Direction: Read through the data and report every line in which the word "this" occurs.

Items:
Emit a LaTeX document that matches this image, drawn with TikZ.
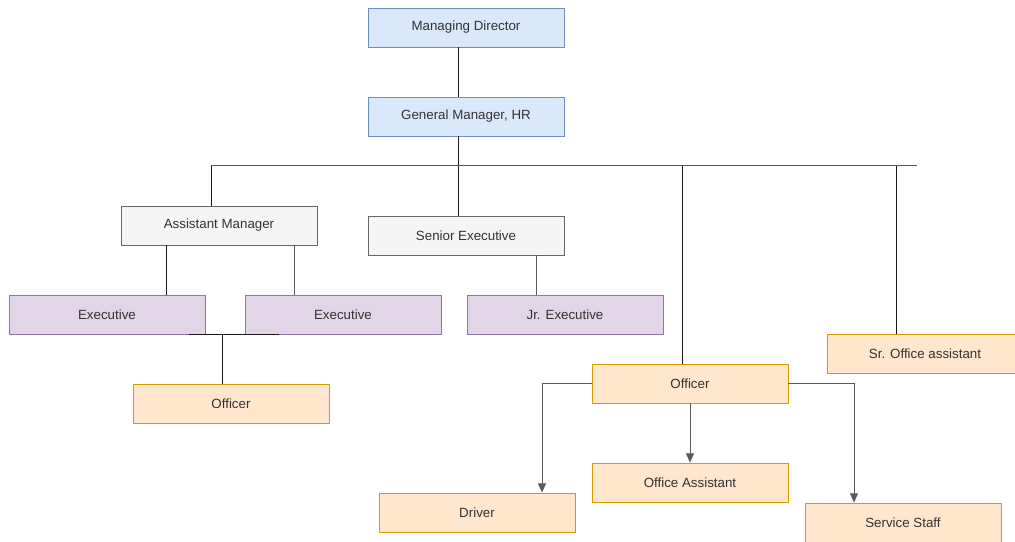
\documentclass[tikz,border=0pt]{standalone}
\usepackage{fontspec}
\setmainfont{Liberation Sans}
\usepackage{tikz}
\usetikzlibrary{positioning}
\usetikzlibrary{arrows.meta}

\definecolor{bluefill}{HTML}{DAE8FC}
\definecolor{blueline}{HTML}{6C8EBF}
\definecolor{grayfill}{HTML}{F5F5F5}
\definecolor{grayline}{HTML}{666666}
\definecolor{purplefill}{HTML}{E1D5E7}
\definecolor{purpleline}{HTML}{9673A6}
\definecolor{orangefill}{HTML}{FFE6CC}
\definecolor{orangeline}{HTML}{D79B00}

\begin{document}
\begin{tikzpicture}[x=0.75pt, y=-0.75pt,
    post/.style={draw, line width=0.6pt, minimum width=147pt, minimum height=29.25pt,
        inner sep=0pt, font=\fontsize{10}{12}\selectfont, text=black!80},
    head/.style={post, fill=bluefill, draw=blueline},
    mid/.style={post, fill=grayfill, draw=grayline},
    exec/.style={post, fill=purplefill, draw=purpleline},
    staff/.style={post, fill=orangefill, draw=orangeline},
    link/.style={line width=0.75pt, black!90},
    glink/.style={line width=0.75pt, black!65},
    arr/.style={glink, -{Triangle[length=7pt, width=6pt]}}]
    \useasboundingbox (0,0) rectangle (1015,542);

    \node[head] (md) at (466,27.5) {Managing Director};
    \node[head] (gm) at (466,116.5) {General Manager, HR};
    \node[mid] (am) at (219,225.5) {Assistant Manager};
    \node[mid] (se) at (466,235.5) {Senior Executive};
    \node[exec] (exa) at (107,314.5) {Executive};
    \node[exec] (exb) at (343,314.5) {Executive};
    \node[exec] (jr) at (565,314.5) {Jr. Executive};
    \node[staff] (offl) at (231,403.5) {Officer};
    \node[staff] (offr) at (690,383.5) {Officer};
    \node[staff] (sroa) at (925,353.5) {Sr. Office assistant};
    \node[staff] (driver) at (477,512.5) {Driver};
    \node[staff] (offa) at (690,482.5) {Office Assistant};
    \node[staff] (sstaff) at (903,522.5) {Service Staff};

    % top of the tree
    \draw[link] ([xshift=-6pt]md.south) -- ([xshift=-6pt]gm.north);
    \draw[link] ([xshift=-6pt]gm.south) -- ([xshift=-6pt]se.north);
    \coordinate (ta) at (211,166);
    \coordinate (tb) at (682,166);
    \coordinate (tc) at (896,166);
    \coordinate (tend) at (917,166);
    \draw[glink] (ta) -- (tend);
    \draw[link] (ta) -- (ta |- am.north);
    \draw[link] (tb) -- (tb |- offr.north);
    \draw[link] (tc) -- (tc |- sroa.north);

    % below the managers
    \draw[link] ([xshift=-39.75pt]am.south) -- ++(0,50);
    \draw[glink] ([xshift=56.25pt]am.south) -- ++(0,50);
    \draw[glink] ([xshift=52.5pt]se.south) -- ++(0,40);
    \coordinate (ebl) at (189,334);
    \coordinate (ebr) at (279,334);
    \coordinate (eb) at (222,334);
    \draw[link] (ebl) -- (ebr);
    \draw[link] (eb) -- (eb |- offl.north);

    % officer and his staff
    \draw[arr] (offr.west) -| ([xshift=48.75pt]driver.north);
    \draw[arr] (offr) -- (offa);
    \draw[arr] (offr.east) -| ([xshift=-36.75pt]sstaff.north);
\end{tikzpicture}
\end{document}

...

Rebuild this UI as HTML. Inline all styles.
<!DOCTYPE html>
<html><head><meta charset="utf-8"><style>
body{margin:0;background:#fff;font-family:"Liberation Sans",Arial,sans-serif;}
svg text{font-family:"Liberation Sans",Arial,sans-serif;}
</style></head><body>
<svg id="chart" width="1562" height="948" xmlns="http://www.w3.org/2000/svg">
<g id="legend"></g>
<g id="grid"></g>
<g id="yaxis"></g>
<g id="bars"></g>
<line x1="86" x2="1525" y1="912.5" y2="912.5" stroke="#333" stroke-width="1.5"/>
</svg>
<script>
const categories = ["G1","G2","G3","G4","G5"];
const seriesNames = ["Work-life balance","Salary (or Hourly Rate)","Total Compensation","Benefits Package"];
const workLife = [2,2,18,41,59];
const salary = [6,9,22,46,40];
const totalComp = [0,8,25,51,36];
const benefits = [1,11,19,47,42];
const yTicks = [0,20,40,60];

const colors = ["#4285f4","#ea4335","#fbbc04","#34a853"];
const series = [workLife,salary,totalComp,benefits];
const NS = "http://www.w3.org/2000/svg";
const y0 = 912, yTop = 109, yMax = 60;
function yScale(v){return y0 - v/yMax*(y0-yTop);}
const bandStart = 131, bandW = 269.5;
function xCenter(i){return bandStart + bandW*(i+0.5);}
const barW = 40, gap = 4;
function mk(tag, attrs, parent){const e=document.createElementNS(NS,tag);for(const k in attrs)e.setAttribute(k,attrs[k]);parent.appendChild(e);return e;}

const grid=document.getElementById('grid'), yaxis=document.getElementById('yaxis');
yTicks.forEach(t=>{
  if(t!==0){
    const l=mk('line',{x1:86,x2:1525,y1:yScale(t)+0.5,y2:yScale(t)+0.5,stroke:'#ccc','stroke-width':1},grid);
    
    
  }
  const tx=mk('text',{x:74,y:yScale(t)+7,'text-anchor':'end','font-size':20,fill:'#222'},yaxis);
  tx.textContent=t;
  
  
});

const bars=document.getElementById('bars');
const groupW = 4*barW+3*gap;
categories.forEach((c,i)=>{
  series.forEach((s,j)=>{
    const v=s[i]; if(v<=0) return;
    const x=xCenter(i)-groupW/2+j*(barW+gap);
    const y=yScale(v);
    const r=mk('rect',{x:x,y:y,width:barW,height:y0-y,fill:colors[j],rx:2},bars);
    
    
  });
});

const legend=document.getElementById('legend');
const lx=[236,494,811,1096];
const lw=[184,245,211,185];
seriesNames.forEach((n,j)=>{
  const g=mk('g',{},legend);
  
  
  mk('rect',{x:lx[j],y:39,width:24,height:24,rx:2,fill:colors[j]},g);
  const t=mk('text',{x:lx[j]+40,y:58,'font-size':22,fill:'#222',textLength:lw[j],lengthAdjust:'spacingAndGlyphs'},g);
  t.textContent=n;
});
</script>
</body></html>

==

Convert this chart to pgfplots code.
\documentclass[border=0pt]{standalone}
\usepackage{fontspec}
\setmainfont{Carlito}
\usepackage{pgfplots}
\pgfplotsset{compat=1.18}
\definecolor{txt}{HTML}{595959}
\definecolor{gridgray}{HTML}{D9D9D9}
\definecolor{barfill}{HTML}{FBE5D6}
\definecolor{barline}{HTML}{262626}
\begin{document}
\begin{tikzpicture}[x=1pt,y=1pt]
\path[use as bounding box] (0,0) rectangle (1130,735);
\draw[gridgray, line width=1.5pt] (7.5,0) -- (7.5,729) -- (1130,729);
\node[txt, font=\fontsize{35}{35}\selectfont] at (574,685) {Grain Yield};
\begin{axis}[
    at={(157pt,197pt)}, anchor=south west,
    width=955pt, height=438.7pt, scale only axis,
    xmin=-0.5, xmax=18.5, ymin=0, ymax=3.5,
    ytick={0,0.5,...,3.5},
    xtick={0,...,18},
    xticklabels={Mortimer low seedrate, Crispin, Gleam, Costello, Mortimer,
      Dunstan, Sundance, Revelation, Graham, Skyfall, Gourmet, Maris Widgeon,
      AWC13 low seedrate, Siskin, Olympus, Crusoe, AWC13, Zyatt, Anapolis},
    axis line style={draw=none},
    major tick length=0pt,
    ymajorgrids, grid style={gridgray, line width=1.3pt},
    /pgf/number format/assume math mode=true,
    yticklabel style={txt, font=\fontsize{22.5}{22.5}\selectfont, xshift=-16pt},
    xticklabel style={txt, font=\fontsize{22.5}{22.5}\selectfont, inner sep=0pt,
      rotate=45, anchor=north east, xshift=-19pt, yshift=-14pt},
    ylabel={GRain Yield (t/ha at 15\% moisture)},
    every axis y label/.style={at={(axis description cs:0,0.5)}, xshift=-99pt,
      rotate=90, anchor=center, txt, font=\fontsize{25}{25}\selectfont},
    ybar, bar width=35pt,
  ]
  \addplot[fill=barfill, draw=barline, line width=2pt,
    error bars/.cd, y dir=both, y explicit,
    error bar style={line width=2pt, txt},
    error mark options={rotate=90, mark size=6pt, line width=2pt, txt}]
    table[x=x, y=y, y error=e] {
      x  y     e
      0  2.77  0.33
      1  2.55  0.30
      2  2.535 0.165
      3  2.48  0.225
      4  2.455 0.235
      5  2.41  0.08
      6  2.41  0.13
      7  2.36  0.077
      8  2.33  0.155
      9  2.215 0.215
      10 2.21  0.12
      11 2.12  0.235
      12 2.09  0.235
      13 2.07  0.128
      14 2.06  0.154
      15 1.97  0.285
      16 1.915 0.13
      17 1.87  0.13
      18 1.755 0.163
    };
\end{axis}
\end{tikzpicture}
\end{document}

Written response:
Emit a LaTeX document that matches this image, drawn with TikZ.
Rebuild this UI as HTML. Inline all styles.
Convert this chart to pgfplots code.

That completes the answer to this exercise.